Stakeholder Democracy Network (SDN) an international non-profit, non-governmental organization that works to promote rights-based community empowerment and development in the Niger Delta region for over a decade is tapping into the growing obsession with technology to create a community of of practice that can proffer tech solution to the many challenges facing our society.

Groups from the tech community of practice brought together on Saturday, March 5th, 2022   by SDN at the beautiful Elkan Terrace Hotel in Port Harcourt may have been fixated at the grand prize as they showed the tech solutions they had designed to solve one of the many sociopolitical problems in Nigeria, their efforts left lasting impressions on the array of stakeholders invited to witness the event.

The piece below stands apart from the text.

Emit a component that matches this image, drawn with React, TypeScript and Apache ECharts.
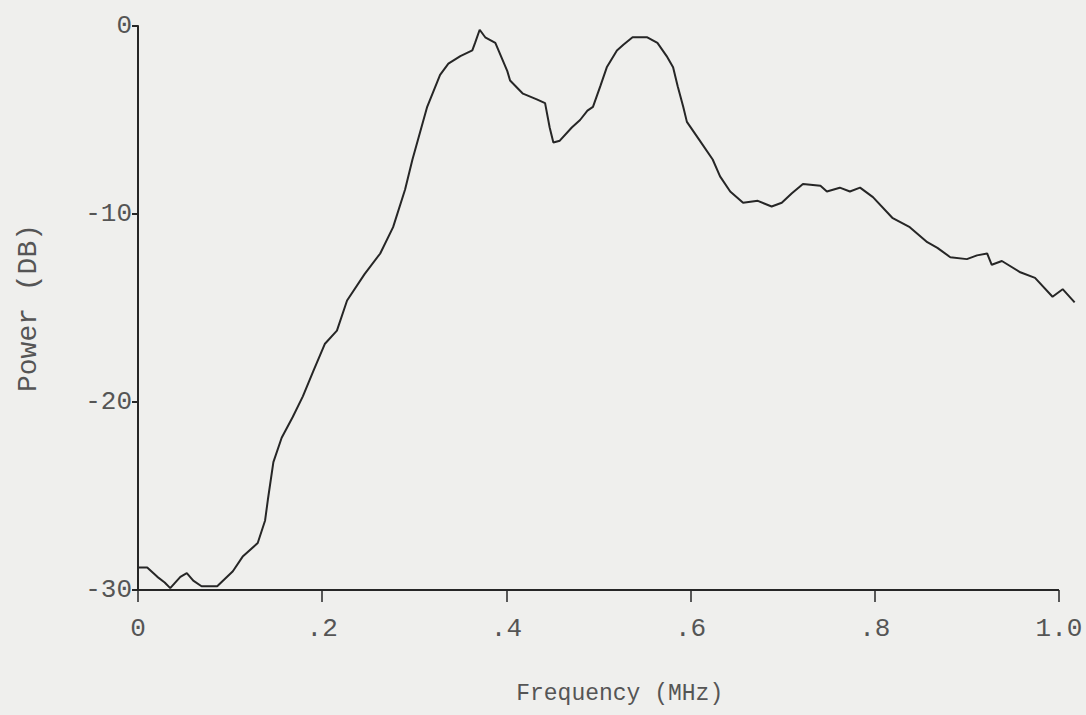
import React, { useEffect, useRef } from "react";
import * as echarts from "echarts";

// Frequency in MHz
const freq = [
  0.0, 0.01, 0.021, 0.029, 0.035, 0.046, 0.053, 0.06, 0.069, 0.086,
  0.103, 0.114, 0.13, 0.138, 0.141, 0.147, 0.156, 0.168, 0.179, 0.19,
  0.203, 0.216, 0.227, 0.246, 0.263, 0.277, 0.29, 0.298, 0.314, 0.328,
  0.337, 0.35, 0.363, 0.366, 0.371, 0.377, 0.388, 0.401, 0.404, 0.418,
  0.433, 0.442, 0.447, 0.451, 0.458, 0.471, 0.48, 0.488, 0.494, 0.502,
  0.509, 0.52, 0.527, 0.537, 0.553, 0.564, 0.574, 0.581, 0.586, 0.592,
  0.596, 0.61, 0.624, 0.632, 0.643, 0.657, 0.673, 0.688, 0.699, 0.71,
  0.722, 0.741, 0.748, 0.762, 0.773, 0.784, 0.798, 0.819, 0.838, 0.857,
  0.868, 0.882, 0.9, 0.911, 0.922, 0.927, 0.938, 0.958, 0.974, 0.993,
  1.004, 1.017,
];

// Power in dB
const power = [
  -28.8, -28.8, -29.3, -29.6, -29.9, -29.3, -29.1, -29.5, -29.8, -29.8,
  -29.0, -28.2, -27.5, -26.3, -25.2, -23.2, -21.9, -20.8, -19.7, -18.4,
  -16.9, -16.2, -14.6, -13.2, -12.1, -10.7, -8.7, -7.1, -4.3, -2.6,
  -2.0, -1.6, -1.3, -0.9, -0.2, -0.6, -0.9, -2.4, -2.9, -3.6,
  -3.9, -4.1, -5.4, -6.2, -6.1, -5.4, -5.0, -4.5, -4.3, -3.2,
  -2.2, -1.3, -1.0, -0.6, -0.6, -0.9, -1.6, -2.2, -3.2, -4.3,
  -5.1, -6.1, -7.1, -8.0, -8.8, -9.4, -9.3, -9.6, -9.4, -8.9,
  -8.4, -8.5, -8.8, -8.6, -8.8, -8.6, -9.1, -10.2, -10.7, -11.5,
  -11.8, -12.3, -12.4, -12.2, -12.1, -12.7, -12.5, -13.1, -13.4, -14.4,
  -14.0, -14.7,
];

const xTicks = [0, 0.2, 0.4, 0.6, 0.8, 1.0];
const xTickLabels = ["0", ".2", ".4", ".6", ".8", "1.0"];
const xAxisEnd = 1.0; // drawn axis line runs 0 .. 1.0
const xDataEnd = 1.02; // trace runs slightly past 1.0
const yMin = -30;

const FONT = "'Liberation Mono', 'DejaVu Sans Mono', monospace";
const TEXT = "#555555";
const INK = "#262626";

export default function App() {
  const ref = useRef<HTMLDivElement>(null);

  useEffect(() => {
    if (!ref.current) return;
    const chart = echarts.init(ref.current, undefined, { renderer: "svg" });
    const data = freq.map((f, i) => [f, power[i]]);
    chart.setOption({
      animation: false,
      backgroundColor: "#efefed",
      grid: { left: 138, right: 8.6, top: 26, bottom: 125, containLabel: false },
      xAxis: {
        type: "value",
        min: 0,
        max: xDataEnd,
        name: "Frequency (MHz)",
        nameLocation: "middle",
        nameGap: 92,
        nameTextStyle: {
          fontFamily: FONT,
          fontSize: 23,
          color: TEXT,
          padding: [0, 0, 0, 24],
        },
        axisLine: { show: false, onZero: false },
        axisTick: {
          show: true,
          length: 12,
          customValues: xTicks,
          lineStyle: { color: INK, width: 1.5 },
        },
        splitLine: { show: false },
        axisLabel: {
          margin: 26,
          fontFamily: FONT,
          fontSize: 26,
          color: TEXT,
          customValues: xTicks,
          formatter: (v: number) => {
            let best = 0;
            for (let i = 0; i < xTicks.length; i++) {
              if (Math.abs(xTicks[i] - v) < Math.abs(xTicks[best] - v)) best = i;
            }
            return xTickLabels[best];
          },
        },
      },
      yAxis: {
        type: "value",
        min: yMin,
        max: 0,
        interval: 10,
        name: "Power (DB)",
        nameLocation: "middle",
        nameGap: 96,
        nameTextStyle: { fontFamily: FONT, fontSize: 28, color: TEXT },
        axisLine: { show: true, onZero: false, lineStyle: { color: INK, width: 2 } },
        axisTick: { show: true, length: 6, lineStyle: { color: INK, width: 2 } },
        splitLine: { show: false },
        axisLabel: {
          margin: 6,
          fontFamily: FONT,
          fontSize: 26,
          color: TEXT,
        },
      },
      series: [
        {
          type: "line",
          data,
          showSymbol: false,
          symbol: "none",
          clip: false,
          lineStyle: { color: INK, width: 2 },
          markLine: {
            silent: true,
            symbol: ["none", "none"],
            label: { show: false },
            lineStyle: { color: INK, width: 2, type: "solid" },
            data: [[{ coord: [0, yMin] }, { coord: [xAxisEnd, yMin] }]],
          },
        },
      ],
    });
    return () => chart.dispose();
  }, []);

  return (
    <div
      ref={ref}
      style={{ position: "fixed", left: 0, top: 0, width: 1086, height: 715 }}
    />
  );
}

 The Tech Pitch Workshop, which is part of the SDN social accountability project which contributes towards the creation of a sustainable community of tech developers focusing on providing inclusive solutions to social issues using technology.

Though 100 persons enlisted at the beginning of the programme, the demonstration included four groups of five participants that had crossed several hurdles to reach the final stage.

After a painstaking assessment based on presentation, impact of the idea, creativity, relevance and workability, the panel of judges declared Polima as the winner with 97 points. Parrot Box scored a total number of 67 points, Reach For Help scored 73 points, while Your Voice Scored 82 points.

The Winning group, Polima engaged, designed a tech based response to the problem of failed campaign promises from politicians and political parties. With over 90 registered political parties and hundreds of people vying for different offices, The Polima team opined that holding politicians accountable after election victory becomes difficult as most of the manifestos are easily forgotten because of the volume of promises and manifestos that characterize each election season. Polima then seeks to hold politicians accountable by acting as an electronic repository of election promises, which voters can refer to when there is a need to refresh the memories of elected government officials.

The other presentations focused on increasing election participation, security and budget tracking.

In line with the spirit of the event, the Rivers State Resident Electoral Commissioner(REC) of the Independent Electoral Commission(INEC), Mr Obo Effanga stated that the future of elections in is technology and the future of Nigeria lies in the youths. He said new technological solutions introduced in the electoral process will further improve the integrity of the ballot.

The SDN program officer, Christy Ibinabo stated that the program which is executed in partnership with the Yar’Adua has identified, selected and established at least 30 Rivers state based and other civic tech developers community of practice and secure their buy in.